What makes this approach so powerful is that we’re doing two things at once. First, we’ll use GoReplay to hit the canary with our captured traffic. At the same time, we’ll configure our load balancer to send a small, controlled slice of live users—maybe just 1-5%—to that same instance. This combination of simulated stress and real-world interaction is what uncovers those sneaky, hidden bugs.

If you want a deeper dive into this specific technique, we’ve got a great guide on replaying production traffic for realistic load testing.

Unleashing the Traffic on Your Canary

Getting the replayer configured is pretty straightforward. You’re basically just telling GoReplay to take your traffic file and aim it squarely at your canary’s endpoint.

This action simulates a high-volume, real-world load, letting you stress-test the application in a completely safe and controlled way. You’re essentially running a full-scale performance test before the new code is exposed to the vast majority of your users. The insights you get here are invaluable for preventing widespread outages.

This whole process is really a continuous loop of testing, measuring, and deciding, as this flow diagram shows.

As you can see, it’s a cycle: collect metrics, compare them against your success criteria, and make a go/no-go decision. Then repeat.

Creating Realistic Test Scenarios

Just replaying traffic is good, but crafting specific, targeted scenarios is even better. This is how you find those tricky, edge-case bugs that almost always slip through standard QA processes.

Here are a few battle-tested scenarios I always recommend trying:

Peak Load Simulation: Grab a traffic file captured during your busiest hour and let it rip. This is the ultimate test of your app’s resource management and performance under fire.
Error Condition Replay: Do you have traffic captures from a time when error rates were high? Replay them. This is a fantastic way to see if your new version has actually fixed the underlying problem or, in some cases, made it worse.
Long-Running Tests: Set up a continuous replay that runs for several hours. This is how you catch subtle memory leaks or performance degradation that a quick 10-minute test would never reveal.

By simulating these diverse conditions, you’re not just testing code; you’re testing resilience. You’re proactively looking for points of failure in a controlled environment, which is the entire philosophy behind a modern canary deployment strategy. This prevents your users from becoming unwilling bug testers.

This meticulous approach isn’t just a nice-to-have; it’s standard practice at major tech companies. Engineering teams at Google, for instance, have reported that over 95% of their releases use staged rollouts like canaries. They depend on internal tooling to automate traffic redirection and monitor key performance indicators, which is how they safeguard their massive infrastructure from bad deployments.

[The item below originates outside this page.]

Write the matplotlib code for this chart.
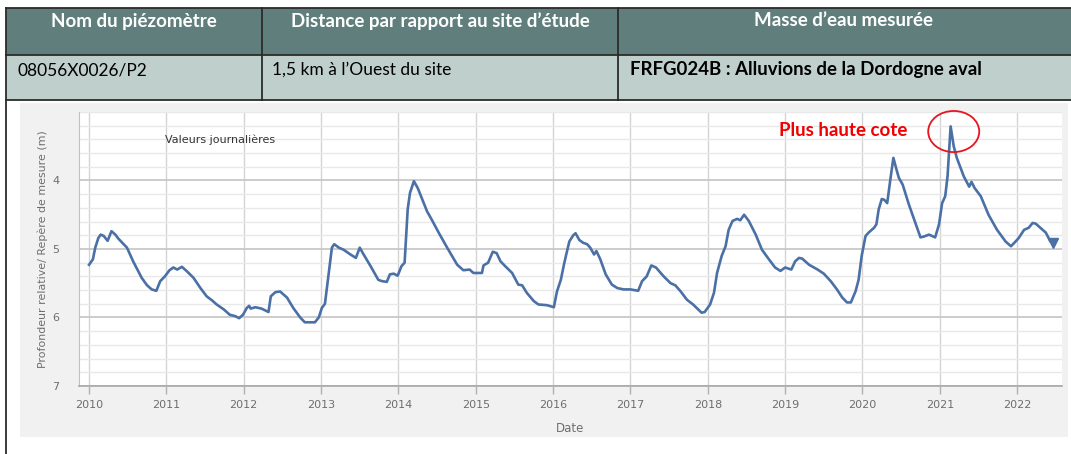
import matplotlib
matplotlib.use("Agg")
import matplotlib.pyplot as plt
from matplotlib.patches import Rectangle, Ellipse
from matplotlib.lines import Line2D
import numpy as np

# ---------------- data ----------------
years = [
    2010.00, 2010.05, 2010.08, 2010.12, 2010.15, 2010.19, 2010.24, 2010.29, 2010.34, 2010.38,
    2010.49, 2010.57, 2010.68, 2010.75, 2010.81, 2010.87, 2010.92, 2010.98, 2011.04, 2011.09,
    2011.14, 2011.20, 2011.26, 2011.35, 2011.44, 2011.52, 2011.59, 2011.65, 2011.74, 2011.82,
    2011.89, 2011.94, 2011.99, 2012.04, 2012.07, 2012.09, 2012.15, 2012.23, 2012.32, 2012.35,
    2012.41, 2012.47, 2012.56, 2012.64, 2012.73, 2012.79, 2012.86, 2012.92, 2012.97, 2013.01,
    2013.05, 2013.10, 2013.14, 2013.17, 2013.23, 2013.29, 2013.38, 2013.45, 2013.50, 2013.55,
    2013.64, 2013.74, 2013.79, 2013.85, 2013.89, 2013.94, 2013.99, 2014.04, 2014.08, 2014.12,
    2014.15, 2014.20, 2014.25, 2014.30, 2014.37, 2014.43, 2014.52, 2014.63, 2014.76, 2014.84,
    2014.92, 2014.97, 2015.08, 2015.10, 2015.16, 2015.22, 2015.27, 2015.32, 2015.38, 2015.47,
    2015.55, 2015.60, 2015.66, 2015.75, 2015.81, 2015.92, 2016.01, 2016.05, 2016.10, 2016.14,
    2016.17, 2016.21, 2016.26, 2016.29, 2016.34, 2016.39, 2016.44, 2016.48, 2016.53, 2016.56,
    2016.61, 2016.68, 2016.76, 2016.83, 2016.91, 2017.00, 2017.10, 2017.15, 2017.21, 2017.27,
    2017.33, 2017.43, 2017.52, 2017.58, 2017.65, 2017.73, 2017.81, 2017.92, 2017.96, 2018.03,
    2018.08, 2018.12, 2018.18, 2018.23, 2018.27, 2018.32, 2018.38, 2018.42, 2018.47, 2018.53,
    2018.62, 2018.70, 2018.79, 2018.87, 2018.94, 2019.00, 2019.08, 2019.13, 2019.18, 2019.22,
    2019.31, 2019.42, 2019.50, 2019.59, 2019.67, 2019.74, 2019.80, 2019.85, 2019.91, 2019.95,
    2019.99, 2020.04, 2020.08, 2020.15, 2020.18, 2020.21, 2020.25, 2020.28, 2020.32, 2020.36,
    2020.40, 2020.44, 2020.47, 2020.52, 2020.60, 2020.69, 2020.75, 2020.79, 2020.86, 2020.90,
    2020.94, 2020.99, 2021.03, 2021.07, 2021.10, 2021.14, 2021.18, 2021.22, 2021.31, 2021.38,
    2021.41, 2021.45, 2021.53, 2021.63, 2021.74, 2021.85, 2021.92, 2021.98, 2022.02, 2022.09,
    2022.15, 2022.20, 2022.24, 2022.30, 2022.37, 2022.43, 2022.47,
]
depth = [
    5.23, 5.15, 4.98, 4.84, 4.79, 4.81, 4.88, 4.74, 4.79, 4.85,
    4.98, 5.18, 5.42, 5.53, 5.59, 5.61, 5.47, 5.40, 5.31, 5.27,
    5.30, 5.26, 5.32, 5.42, 5.57, 5.69, 5.75, 5.81, 5.88, 5.96,
    5.98, 6.01, 5.96, 5.86, 5.83, 5.87, 5.85, 5.87, 5.92, 5.69,
    5.63, 5.62, 5.71, 5.86, 6.00, 6.07, 6.07, 6.07, 6.00, 5.86,
    5.80, 5.35, 4.98, 4.93, 4.98, 5.01, 5.08, 5.13, 4.98, 5.08,
    5.25, 5.45, 5.47, 5.48, 5.37, 5.36, 5.39, 5.25, 5.20, 4.42,
    4.18, 4.01, 4.11, 4.25, 4.45, 4.57, 4.76, 4.98, 5.23, 5.31,
    5.30, 5.35, 5.35, 5.24, 5.20, 5.04, 5.06, 5.18, 5.25, 5.35,
    5.52, 5.53, 5.64, 5.76, 5.81, 5.82, 5.85, 5.62, 5.45, 5.23,
    5.08, 4.89, 4.80, 4.77, 4.87, 4.91, 4.93, 4.98, 5.08, 5.03,
    5.15, 5.37, 5.52, 5.57, 5.59, 5.59, 5.61, 5.47, 5.40, 5.24,
    5.27, 5.40, 5.50, 5.53, 5.62, 5.74, 5.81, 5.93, 5.92, 5.81,
    5.64, 5.35, 5.10, 4.96, 4.72, 4.59, 4.56, 4.58, 4.50, 4.59,
    4.79, 5.01, 5.15, 5.27, 5.32, 5.27, 5.30, 5.18, 5.13, 5.14,
    5.23, 5.30, 5.36, 5.47, 5.59, 5.71, 5.78, 5.78, 5.62, 5.45,
    5.10, 4.81, 4.76, 4.69, 4.64, 4.42, 4.27, 4.28, 4.33, 3.99,
    3.67, 3.84, 3.96, 4.06, 4.35, 4.64, 4.83, 4.82, 4.79, 4.81,
    4.83, 4.64, 4.33, 4.23, 3.94, 3.21, 3.50, 3.67, 3.94, 4.09,
    4.02, 4.11, 4.23, 4.50, 4.72, 4.89, 4.96, 4.89, 4.84, 4.72,
    4.69, 4.62, 4.63, 4.69, 4.76, 4.89, 4.91,
]
year_ticks = list(range(2010, 2023))
depth_ticks = [4, 5, 6, 7]

table_header = ["Nom du piézomètre", "Distance par rapport au site d\u2019étude", "Masse d\u2019eau mesurée"]
table_row = ["08056X0026/P2", "1,5 km à l\u2019Ouest du site", "FRFG024B : Alluvions de la Dordogne aval"]

# ---------------- figure ----------------
W, H = 1071, 454
fig = plt.figure(figsize=(W / 100, H / 100), dpi=100)
fig.patch.set_facecolor("white")

def fx(x):
    return x / W

def fy(y):
    return 1 - y / H

def rect(x0, y0, x1, y1, **kw):
    r = Rectangle((fx(x0), fy(y1)), fx(x1) - fx(x0), fy(y0) - fy(y1),
                  transform=fig.transFigure, **kw)
    fig.add_artist(r)
    return r

def line(xs, ys, **kw):
    l = Line2D([fx(x) for x in xs], [fy(y) for y in ys], transform=fig.transFigure, **kw)
    fig.add_artist(l)

# grey chart panel
rect(20, 103, 1068, 437, facecolor="#f1f1f1", edgecolor="none", zorder=-2)

# table
rect(6, 8, 1071, 55, facecolor="#607f7c", edgecolor="none", zorder=-1)
rect(6, 55, 1071, 100, facecolor="#bfcfcc", edgecolor="none", zorder=-1)
bc = "#2b2b2b"
line([6, 1071], [8, 8], color=bc, lw=1.3)
line([6, 1071], [55, 55], color=bc, lw=1.3)
line([6, 1071], [100, 100], color=bc, lw=1.3)
line([6, 6], [8, 454], color=bc, lw=1.3)
line([262, 262], [8, 100], color=bc, lw=1.3)
line([618, 618], [8, 100], color=bc, lw=1.3)

col_centers = [134, 440, 844]
for cx, t in zip(col_centers, table_header):
    fig.text(fx(cx), fy(21), t, ha="center", va="center", color="white",
             fontsize=13.5, fontweight="bold", family=["Lato", "DejaVu Sans"])
row_x = [18, 272, 630]
for i, (rx, t) in enumerate(zip(row_x, table_row)):
    fig.text(fx(rx), fy(70), t, ha="left", va="center", color="black",
             fontsize=13.4 if i == 2 else 12.5, fontweight="bold" if i == 2 else "normal",
             family=["Lato", "DejaVu Sans"])

# ---------------- axes ----------------
ax = fig.add_axes([fx(79), fy(386), fx(1062) - fx(79), fy(112) - fy(386)])
ax.set_facecolor("white")
ax.set_xlim(2009.87, 2022.58)
ax.set_ylim(7, 3)

ax.set_xticks(year_ticks)
ax.set_xticklabels([str(y) for y in year_ticks])
ax.set_yticks(depth_ticks)
ax.set_yticklabels([str(d) for d in depth_ticks])
ax.set_yticks(np.arange(3.0, 7.01, 0.2), minor=True)

ax.grid(which="major", axis="x", color="#d4d4d4", lw=1.0)
ax.grid(which="major", axis="y", color="#c8c8c8", lw=1.3)
ax.grid(which="minor", axis="y", color="#e8e8e8", lw=1.0)
ax.set_axisbelow(True)

for s in ["top", "right"]:
    ax.spines[s].set_visible(False)
ax.spines["left"].set_color("#c0c0c0")
ax.spines["bottom"].set_color("#a8a8a8")
ax.spines["bottom"].set_linewidth(1.2)

ax.tick_params(axis="x", which="major", length=6, width=1, color="#b0b0b0",
               labelsize=8, labelcolor="#6e6e6e", pad=4)
ax.tick_params(axis="y", which="both", length=0, labelsize=8, labelcolor="#6e6e6e", pad=14)
ax.tick_params(axis="y", which="minor", length=0)

ax.set_xlabel("Date", fontsize=8.5, color="#6e6e6e", labelpad=9)
ax.set_ylabel("Profondeur relative/ Repère de mesure (m)", fontsize=7.9, color="#6e6e6e", labelpad=3)

ax.plot(years, depth, color="#4a70a6", lw=1.9, solid_joinstyle="round", zorder=3)
ax.plot([years[-1]], [depth[-1]], marker="v", color="#4a70a6", markersize=7, zorder=4)

ax.text(2010.98, 3.41, "Valeurs journalières", fontsize=8, color="#333333",
        ha="left", va="center")

ax.text(2019.75, 3.27, "Plus haute cote", fontsize=13.5, color="#f00000", fontweight="bold",
        ha="center", va="center", family=["Lato", "DejaVu Sans"])
ax.add_patch(Ellipse((2021.18, 3.285), 0.66, 0.60, facecolor="none", edgecolor="#e8141e",
                     lw=1.3, zorder=5, clip_on=False))

fig.savefig("out.png", dpi=100)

Ultimately, this phase is all about building confidence. Each successful replay and every stable metric from your live canary traffic brings you one step closer to a safe, full rollout.

You’ve split the traffic and your canary is live. Now what?

The easy part is collecting mountains of data. The hard part—and what truly separates a smooth release from a frantic rollback—is turning that firehose of raw metrics into a clear, confident decision. This is where you graduate from simply collecting data to acting as a decisive release manager.

It’s tempting to track dozens of metrics, but that’s a classic mistake that leads to analysis paralysis. Don’t drown in the noise. Instead, you need to zero in on a few vital signs that give you a direct pulse on application health and, more importantly, the user experience.

Choosing the Metrics That Matter

When that canary is out in the wild, you really only need to watch three key areas. Get these right, and they’ll tell you almost everything you need to know.

HTTP Error Rates: This is your first and most obvious red flag. If your canary instance starts spitting out 5xx server errors at a higher rate than your stable version, something is seriously wrong. It’s a clear signal of a fundamental problem.
Request Latency: Performance isn’t just a feature; it is the feature for many users. People feel slowdowns. Tracking your p95 or p99 latency is non-negotiable. Is the new version making the app feel sluggish? You need to know, and you need to know fast.
Resource Utilization: This is where the silent killers hide. Things like memory leaks or horribly inefficient code don’t always throw errors right away. They creep in, showing up as increased CPU and memory usage. Monitoring these resources helps you catch problems that could lead to instability or ballooning cloud bills down the line.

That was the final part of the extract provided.